Definition of fiction. 1 a : something invented by the imagination or feigned; specifically : an invented story b : fictitious literature (as novels or short stories) c : a work of fiction; especially : novel.
As you may realise if you have been reading this blog for a while, my novels deal with time travel and alternative history.
They have occasionally been criticised for not complying with the laws of physics (‘If you change history, your heroine will not have existed’, ‘You can’t go backwards in time’, ‘You can’t have Richard co-existing with his bones – it breaks the laws of physics’, ‘It would create a paradox’, etc, etc). Well, I’ve got news for you folks: the books are FICTION, products of my own imagination, so actually I can break the laws of physics, the law of the land, the law of gravity or any other law I like. In my books, I am God and I can do whatever I wish.
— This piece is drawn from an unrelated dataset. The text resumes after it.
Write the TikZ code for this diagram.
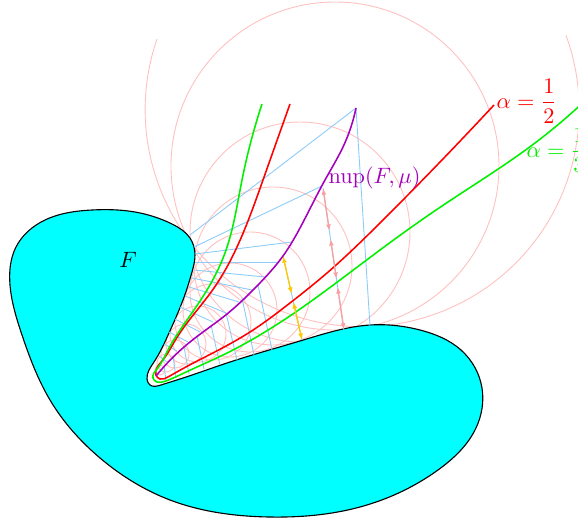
\documentclass[tikz,border=0pt]{standalone}
\usepackage{amsmath, amssymb}
\usepackage{tikz}
\usetikzlibrary{arrows.meta, hobby}

\definecolor{fillcyan}{RGB}{0,255,255}
\definecolor{alphagreen}{RGB}{0,240,0}
\definecolor{alphared}{RGB}{255,0,0}
\definecolor{circpink}{RGB}{255,192,192}
\definecolor{normblue}{RGB}{140,204,248}
\definecolor{nupviolet}{RGB}{165,0,190}
\definecolor{halfyellow}{RGB}{255,200,0}
\definecolor{thirdpink}{RGB}{248,160,160}

\begin{document}
\begin{tikzpicture}[x=0.45pt, y=-0.45pt,
    circ/.style={circpink, line width=0.4pt},
    normal/.style={normblue, line width=0.4pt},
    curve/.style={line width=0.7pt},
    halfarrow/.style={halfyellow, line width=0.6pt, {Latex[length=3pt,width=2.2pt]}-{Latex[length=3pt,width=2.2pt]}},
    thirdarrow/.style={thirdpink, line width=0.6pt, {Latex[length=3pt,width=2.2pt]}-{Latex[length=3pt,width=2.2pt]}}]

    \useasboundingbox (0,0) rectangle (578,523);

    % Tangent circles
    \draw[circ] (157,39) arc[start angle=-161, end angle=-380, radius=217];
    \foreach \cx/\cy/\r in {335/166/164, 300/232/110, 273/266/79, 250/292/60,
        230/310/47, 213/322/38, 198/334/28, 186/344/20, 175/354/14, 166/363/9, 160/370/5}
        \draw[circ] (\cx,\cy) circle[radius=\r];

    % The set F
    \filldraw[fill=fillcyan, draw=black, line width=0.5pt] plot[closed hobby] coordinates {
        (147,379) (154,362) (169,333) (183,300) (192,272) (195,255) (190,238) (172,224)
        (135,212) (92,210) (45,220) (16,247) (10,285) (22,335) (50,400)
        (100,458) (170,500) (269,517) (360,507) (438,470) (476,428) (482,388)
        (461,350) (420,330) (370,325) (300,341) (230,362) (180,379) (161,385) (150,385)};
    \node (lblF) at (128,260) {$F$};

    % Normals to the upper side
    \foreach \ux/\uy/\px/\py in {190/235/356/108, 194/247/322/186, 195/254/292/242,
        195/262/278/262, 194/270/265/277, 192/278/252/290, 189/287/239/302,
        185/296/226/313, 180/307/213/322, 175/319/200/332, 169/332/188/342,
        164/344/177/351, 159/356/167/362}
        \draw[normal] (\ux,\uy) -- (\px,\py);

    % Normals to the lower side
    \foreach \px/\py/\lx/\ly in {356/108/370/326, 323/188/344/330, 283/256/302/340,
        258/285/272/350, 242/298/254/355, 226/313/237/360, 211/325/220/365,
        197/336/204/369, 184/347/189/374, 173/356/176/378, 164/365/166/381}
        \draw[normal] (\px,\py) -- (\lx,\ly);

    % alpha = 1/2
    \draw[curve, alphared] plot[hobby] coordinates {
        (290,104) (263,180) (237,247) (214,288) (194,314) (176,339) (162,361)
        (156,375) (160,379) (168,377) (184,368) (207,356) (250,332)
        (290,303) (327,273) (380,223) (494,105)};
    \node[alphared, anchor=west, inner sep=1pt] (lblhalf) at (494,101) {$\alpha=\dfrac{1}{2}$};

    % alpha = 1/3
    \draw[curve, alphagreen] plot[hobby] coordinates {
        (262,104) (242,180) (225,253) (207,290) (187,320) (168,350) (157,369)
        (153,378) (157,382) (166,381) (184,373) (223,355) (273,327)
        (317,297) (380,250) (442,206) (531,146) (590,96)};
    \node[alphagreen, anchor=west, inner sep=1pt] (lblthird) at (524,150) {$\alpha=\dfrac{1}{3}$};

    % nup(F, mu)
    \draw[curve, nupviolet] plot[hobby] coordinates {
        (156,376) (190,342) (227,314) (257,286) (283,256) (300,228) (325,180)
        (343,147) (356,108)};
    \node[nupviolet, anchor=west, inner sep=1pt] (lblnup) at (326,178) {$\mathrm{nup}(F,\mu)$};

    % Split of two normals
    \coordinate (yP) at (283,256);
    \coordinate (yM) at (292.5,298);
    \coordinate (yL) at (302,340);
    \draw[halfarrow, shorten >=1.8pt] (yP) -- (yM);
    \draw[halfarrow, shorten <=1.8pt] (yM) -- (yL);

    \coordinate (pP) at (323,188);
    \coordinate (pA) at (330,235);
    \coordinate (pB) at (337,283);
    \coordinate (pL) at (344,330);
    \draw[thirdarrow, shorten >=1.8pt] (pP) -- (pA);
    \draw[thirdarrow, shorten <=1.8pt, shorten >=1.8pt] (pA) -- (pB);
    \draw[thirdarrow, shorten <=1.8pt] (pB) -- (pL);

\end{tikzpicture}
\end{document}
That’s what fiction means (see above) – it doesn’t have to stick to the facts or the rules. And that’s what makes it fun both to write and to read. It gives you the ability to surprise, shock and entertain. It allows for creativity, ingenuity and originality. The ‘Back to the Future’ trilogy didn’t care about the laws of physics as long as the storyline was entertaining and the viewers could follow the plot – and they were great films.
Having said that, I do try to make my fictional world consistent in order to allow the reader to immerse themselves in my world and suspend their disbelief for a while. If everything were completely outlandish the story wouldn’t flow or give the illusion of a ‘real’ situation.
I remember the story of a cartoonist who wrote tales of a hero escaping from all sorts of dire situations – a different one every week. Then he went on holiday and his advance episodes got lost. The hero was tied on a railway track with the train almost upon him. How had the cartoonist got him out of this predicament? They couldn’t work it out. The Editor was beside himself and tried to get an assistant to sort out the ending, but despite wracking his brains, he could think of no way to save the hero. In desperation they sent a telegram to the cartoonist on his holiday and begged him to help them – could he send a reply back telling them how the hero escapes the oncoming train? When the reply arrived they opened it eagerly. The cartoonist had written: ‘In one bound he was free!’
A rather extreme example, but I’m sure you know what I mean!